start EXTRACTED RECORDS

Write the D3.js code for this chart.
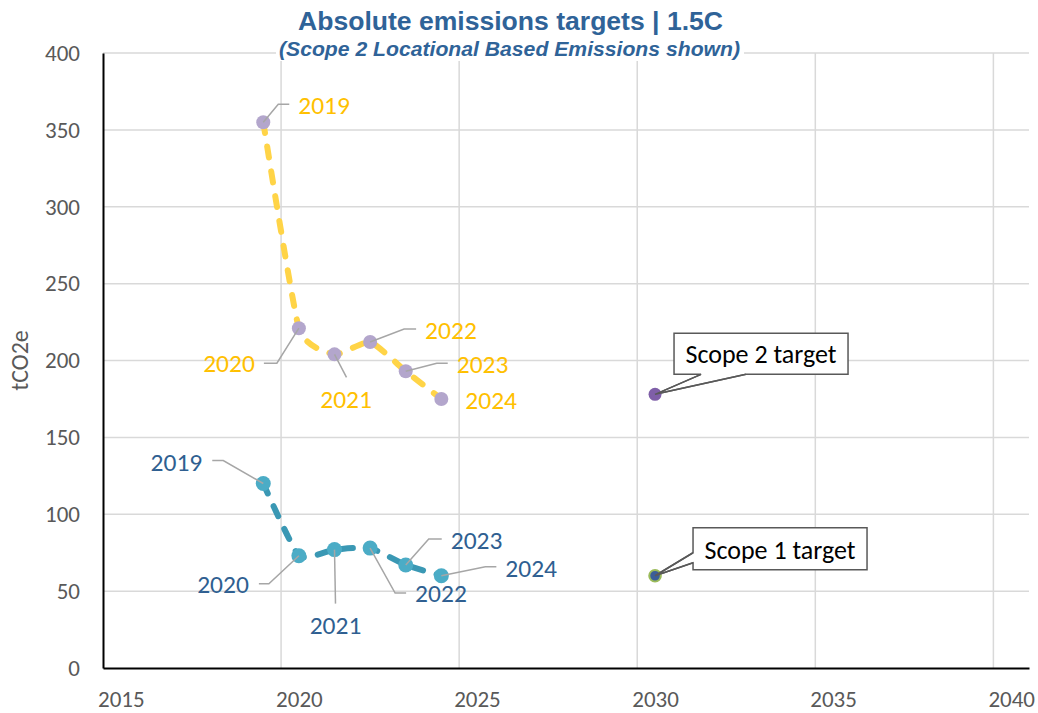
<!DOCTYPE html>
<html>
<head>
<meta charset="utf-8">
<script src="https://cdn.jsdelivr.net/npm/d3@7"></script>
<style>
  html, body { margin: 0; padding: 0; background: #fff; }
  svg { display: block; }
</style>
</head>
<body>
<svg id="chart" width="1038" height="713"></svg>
<script>
// ---------------- DATA ----------------
const labelYears   = ["2019", "2020", "2021", "2022", "2023", "2024"];
const years        = [2019, 2020, 2021, 2022, 2023, 2024];
const scope2Values = [355, 221, 204, 212, 193, 175];
const scope1Values = [120, 73, 77, 78, 67, 60];
const targetYear   = 2030;
const scope2Target = 178;
const scope1Target = 60;
const xTicks = [2015, 2020, 2025, 2030, 2035, 2040];
const yTicks = [0, 50, 100, 150, 200, 250, 300, 350, 400];
const titleText = "Absolute emissions targets | 1.5C";
const subtitleText = "(Scope 2 Locational Based Emissions shown)";
const yAxisTitle = "tCO2e";
const scope2TargetLabel = "Scope 2 target";
const scope1TargetLabel = "Scope 1 target";

// ---------------- LAYOUT / STYLE ----------------
const svg = d3.select("#chart");
const pLeft = 103, pRight = 1029, pTop = 53, pBottom = 668;
const x = d3.scaleLinear().domain([2014.5, 2040.5]).range([pLeft, pRight]);
const y = d3.scaleLinear().domain([0, 400]).range([pBottom, pTop]);
const calibri = "Carlito, Calibri, Lato, 'Open Sans', sans-serif";
const arial = "'Liberation Sans', Arial, sans-serif";
const labelSize = 25.5;
const gridShift = 0.5; // gridlines sit half a year before each labelled year

// label layout offsets (pixels relative to point): text dx, dy (center), anchor, leader polyline
const s2Layout = [
  {dx: 35, dy: -16, a: "start", lead: [[0,0],[15,-18],[26,-18]]},
  {dx: -44, dy: 35.5, a: "end", lead: [[0,0],[-22,35],[-35,35]]},
  {dx: 11.6, dy: 45, a: "middle", lead: [[0,0],[12,23]]},
  {dx: 55, dy: -11.5, a: "start", lead: [[0,0],[34,-13],[46,-13]]},
  {dx: 51, dy: -6, a: "start", lead: [[0,0],[31,-8],[42,-8]]},
  {dx: 24, dy: 1.5, a: "start", lead: null}
];
const s1Layout = [
  {dx: -61, dy: -21, a: "end", lead: [[0,0],[-40,-23],[-51,-23]]},
  {dx: -50, dy: 29.5, a: "end", lead: [[0,0],[-30,28],[-40,28]]},
  {dx: 1, dy: 76.5, a: "middle", lead: [[0,0],[1,54]]},
  {dx: 45, dy: 45.5, a: "start", lead: [[0,0],[25,45],[36,45]]},
  {dx: 45, dy: -24.5, a: "start", lead: [[0,0],[23,-26],[36,-26]]},
  {dx: 64, dy: -6.5, a: "start", lead: [[0,0],[44,-9],[55,-9]]}
];

// ---------------- GRID ----------------
const grid = svg.append("g");
grid.selectAll("line.h").data(yTicks.filter(d => d > 0)).join("line")
  .attr("x1", pLeft).attr("x2", pRight)
  .attr("y1", d => y(d)).attr("y2", d => y(d))
  .attr("stroke", "#d9d9d9").attr("stroke-width", 1.5);
grid.selectAll("line.v").data(xTicks.filter(d => d > 2015)).join("line")
  .attr("x1", d => x(d - gridShift)).attr("x2", d => x(d - gridShift))
  .attr("y1", pTop).attr("y2", pBottom)
  .attr("stroke", "#d9d9d9").attr("stroke-width", 1.5);

// ---------------- AXES ----------------
const xAxis = svg.append("g").attr("transform", `translate(0,${pBottom})`)
  .call(d3.axisBottom(x).tickValues(xTicks).tickFormat(d3.format("d")).tickSize(0).tickSizeOuter(0));
xAxis.select(".domain").attr("stroke", "#000").attr("stroke-width", 2);
xAxis.selectAll("text").attr("font-family", calibri).attr("font-size", 23)
  .attr("fill", "#595959").attr("dy", null).attr("y", 38.5);

const yAxis = svg.append("g").attr("transform", `translate(${pLeft},0)`)
  .call(d3.axisLeft(y).tickValues(yTicks).tickSize(0).tickSizeOuter(0));
yAxis.select(".domain").attr("stroke", "#000").attr("stroke-width", 2);
yAxis.selectAll("text").attr("font-family", calibri).attr("font-size", 23)
  .attr("fill", "#595959").attr("dy", null).attr("x", -23).attr("y", 7.3);

svg.append("text")
  .attr("transform", `translate(28,${(pTop + pBottom) / 2}) rotate(-90)`)
  .attr("text-anchor", "middle")
  .attr("font-family", calibri).attr("font-size", 24).attr("fill", "#595959")
  .text(yAxisTitle);

// ---------------- TITLE ----------------
svg.append("rect").attr("x", 276).attr("y", 0).attr("width", 468).attr("height", 61).attr("fill", "#fff");
svg.append("text").attr("x", 510.5).attr("y", 30).attr("text-anchor", "middle")
  .attr("font-family", arial).attr("font-weight", "bold").attr("font-size", 25)
  .attr("textLength", 425).attr("lengthAdjust", "spacingAndGlyphs")
  .attr("fill", "#2f6398").text(titleText);
svg.append("text").attr("x", 509.5).attr("y", 55.5).attr("text-anchor", "middle")
  .attr("font-family", arial).attr("font-weight", "bold").attr("font-style", "italic").attr("font-size", 20)
  .attr("textLength", 461).attr("lengthAdjust", "spacingAndGlyphs")
  .attr("fill", "#2f6398").text(subtitleText);

// ---------------- SERIES ----------------
const line = d3.line().x(d => x(d[0])).y(d => y(d[1])).curve(d3.curveCardinal.tension(0.5));
const s2 = years.map((yr, i) => [yr, scope2Values[i]]);
const s1 = years.map((yr, i) => [yr, scope1Values[i]]);

svg.append("path").datum(s2).attr("d", line).attr("fill", "none")
  .attr("stroke", "#ffd447").attr("stroke-width", 6)
  .attr("stroke-dasharray", "11,14").attr("stroke-linecap", "round");
svg.append("path").datum(s1).attr("d", line).attr("fill", "none")
  .attr("stroke", "#3a98b4").attr("stroke-width", 6)
  .attr("stroke-dasharray", "11,14").attr("stroke-linecap", "round");

svg.append("g").selectAll("circle").data(s2).join("circle")
  .attr("cx", d => x(d[0])).attr("cy", d => y(d[1])).attr("r", 7).attr("fill", "#b3a6cc");
svg.append("g").selectAll("circle").data(s1).join("circle")
  .attr("cx", d => x(d[0])).attr("cy", d => y(d[1])).attr("r", 7.5).attr("fill", "#4bacc6");

// leader lines + labels
function drawLabels(data, layout, color) {
  const g = svg.append("g");
  data.forEach((d, i) => {
    const px = x(d[0]), py = y(d[1]), L = layout[i];
    if (L.lead) {
      g.append("polyline")
        .attr("points", L.lead.map(p => `${px + p[0]},${py + p[1]}`).join(" "))
        .attr("fill", "none").attr("stroke", "#a6a6a6").attr("stroke-width", 1.5);
    }
    g.append("text").attr("x", px + L.dx).attr("y", py + L.dy + 8.2)
      .attr("text-anchor", L.a).attr("font-family", calibri).attr("font-size", labelSize)
      .attr("fill", color).text(labelYears[i]);
  });
}
drawLabels(s2, s2Layout, "#ffc000");
drawLabels(s1, s1Layout, "#2f5f91");

// ---------------- TARGETS ----------------
const t2x = x(targetYear), t2y = y(scope2Target);
const t1x = x(targetYear), t1y = y(scope1Target);

svg.append("path")
  .attr("d", `M${t2x + 19},${t2y - 61} H${t2x + 193} V${t2y - 20} H${t2x + 91} L${t2x},${t2y} L${t2x + 46},${t2y - 20} H${t2x + 19} Z`)
  .attr("fill", "#fff").attr("stroke", "#595959").attr("stroke-width", 1.5);
svg.append("text").attr("x", t2x + 106).attr("y", t2y - 31).attr("text-anchor", "middle")
  .attr("font-family", calibri).attr("font-size", 26).attr("fill", "#000").text(scope2TargetLabel);

svg.append("path")
  .attr("d", `M${t1x + 38},${t1y - 48} H${t1x + 212} V${t1y - 6} H${t1x + 38} V${t1y - 13} L${t1x},${t1y} L${t1x + 38},${t1y - 23} Z`)
  .attr("fill", "#fff").attr("stroke", "#595959").attr("stroke-width", 1.5);
svg.append("text").attr("x", t1x + 125).attr("y", t1y - 17).attr("text-anchor", "middle")
  .attr("font-family", calibri).attr("font-size", 26).attr("fill", "#000").text(scope1TargetLabel);

svg.append("circle").attr("cx", t2x).attr("cy", t2y).attr("r", 6.5).attr("fill", "#7f5fa8");
svg.append("circle").attr("cx", t1x).attr("cy", t1y).attr("r", 5.8)
  .attr("fill", "#3a5e99").attr("stroke", "#9bbb59").attr("stroke-width", 2);
svg.append("polyline").attr("points", `${t2x + 46},${t2y - 20} ${t2x},${t2y} ${t2x + 91},${t2y - 20}`)
  .attr("fill", "none").attr("stroke", "#595959").attr("stroke-width", 1.5);
svg.append("polyline").attr("points", `${t1x + 38},${t1y - 23} ${t1x},${t1y} ${t1x + 38},${t1y - 13}`)
  .attr("fill", "none").attr("stroke", "#595959").attr("stroke-width", 1.5);
</script>
</body>
</html>
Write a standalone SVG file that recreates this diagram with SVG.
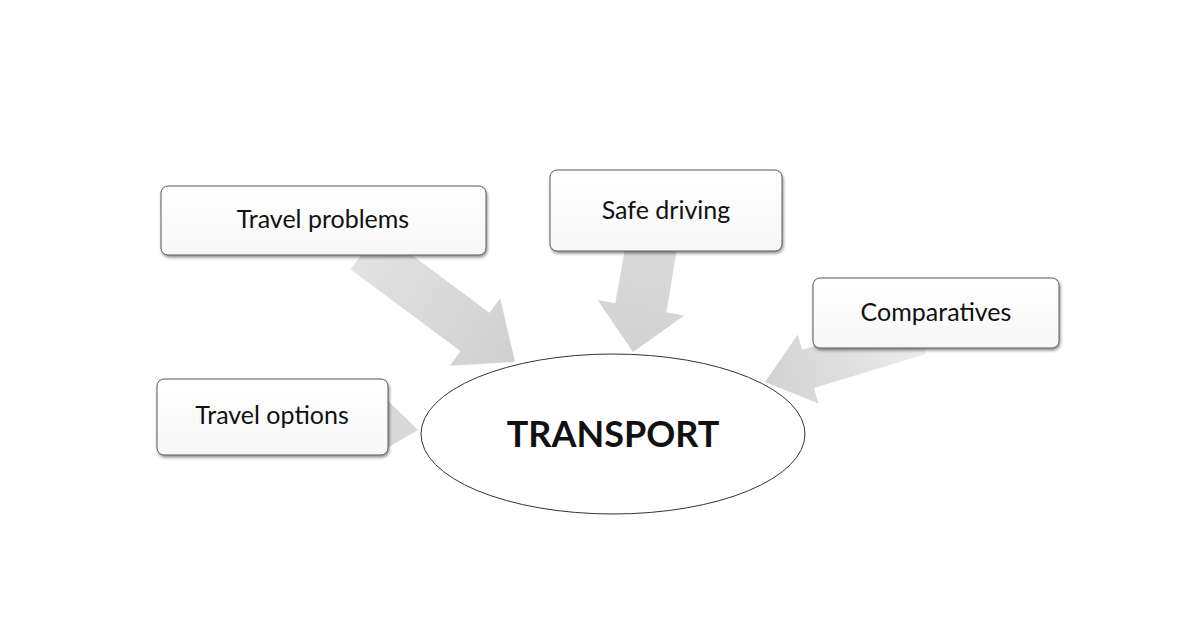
<svg xmlns="http://www.w3.org/2000/svg" width="1200" height="630" viewBox="0 0 1200 630">
<style>
.box{fill:url(#bg);stroke:#5a5a5a;stroke-width:1;filter:url(#sh)}
.t{font-family:Lato,"Open Sans",sans-serif;font-size:25px;fill:#111;text-anchor:middle}
</style>
<defs>
<linearGradient id="bg" x1="0" y1="0" x2="0" y2="1"><stop offset="0" stop-color="#ffffff"/><stop offset="1" stop-color="#f7f7f7"/></linearGradient>
<linearGradient id="a1" gradientUnits="userSpaceOnUse" x1="365" y1="250" x2="515" y2="362"><stop offset="0" stop-color="#e2e2e2"/><stop offset="1" stop-color="#d0d0d0"/></linearGradient>
<linearGradient id="a2" gradientUnits="userSpaceOnUse" x1="652" y1="245" x2="633" y2="352"><stop offset="0" stop-color="#dadada"/><stop offset="1" stop-color="#d2d2d2"/></linearGradient>
<linearGradient id="a3" gradientUnits="userSpaceOnUse" x1="920" y1="335" x2="765" y2="382"><stop offset="0" stop-color="#ececec"/><stop offset="1" stop-color="#d2d2d2"/></linearGradient>
<filter id="sh" x="-10%" y="-10%" width="120%" height="130%"><feDropShadow dx="1" dy="2" stdDeviation="1.5" flood-color="#000" flood-opacity="0.45"/></filter>
</defs>
<rect width="1200" height="630" fill="#fff"/>
<g id="connectors">
<polygon fill="url(#a1)" points="350.6,269.2 460.6,351.2 449.8,365.7 515,362 500.2,298.3 489.4,312.8 379.4,230.8"/>
<polygon fill="url(#a2)" points="626.4,240.5 615.3,303.2 597.6,300 633,352 684.2,315.4 666.5,312.2 677.6,244.5"/>
<polygon fill="url(#a3)" points="914.2,315.9 802.3,349.8 797.7,334.5 765,382 818.5,403.4 813.9,388 925.8,354.1"/>
<polygon fill="#d8d8d8" points="380,393 418,430 380,452"/>
</g>
<g id="transport">
<ellipse cx="613" cy="434" rx="192" ry="80" fill="#fff" stroke="#333" stroke-width="1"/>
<text x="613" y="447" font-family="Lato,'Open Sans',sans-serif" font-size="36" font-weight="bold" text-anchor="middle" fill="#111">TRANSPORT</text>
</g>
<g id="travel-problems"><rect class="box" x="161" y="186" width="325" height="69" rx="7"/><text class="t" x="323" y="228">Travel problems</text></g>
<g id="safe-driving"><rect class="box" x="550" y="170" width="232" height="81" rx="7"/><text class="t" x="666" y="219">Safe driving</text></g>
<g id="comparatives"><rect class="box" x="813" y="278" width="246" height="70" rx="7"/><text class="t" x="936" y="321">Comparatives</text></g>
<g id="travel-options"><rect class="box" x="157" y="379" width="231" height="76" rx="7"/><text class="t" x="272" y="424">Travel options</text></g>
</svg>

end EXTRACTED RECORDS

TASK DIRECTIONS
Above is a listing; report how many of its lines include the word "Write", giving the number only.

RESPONSE
2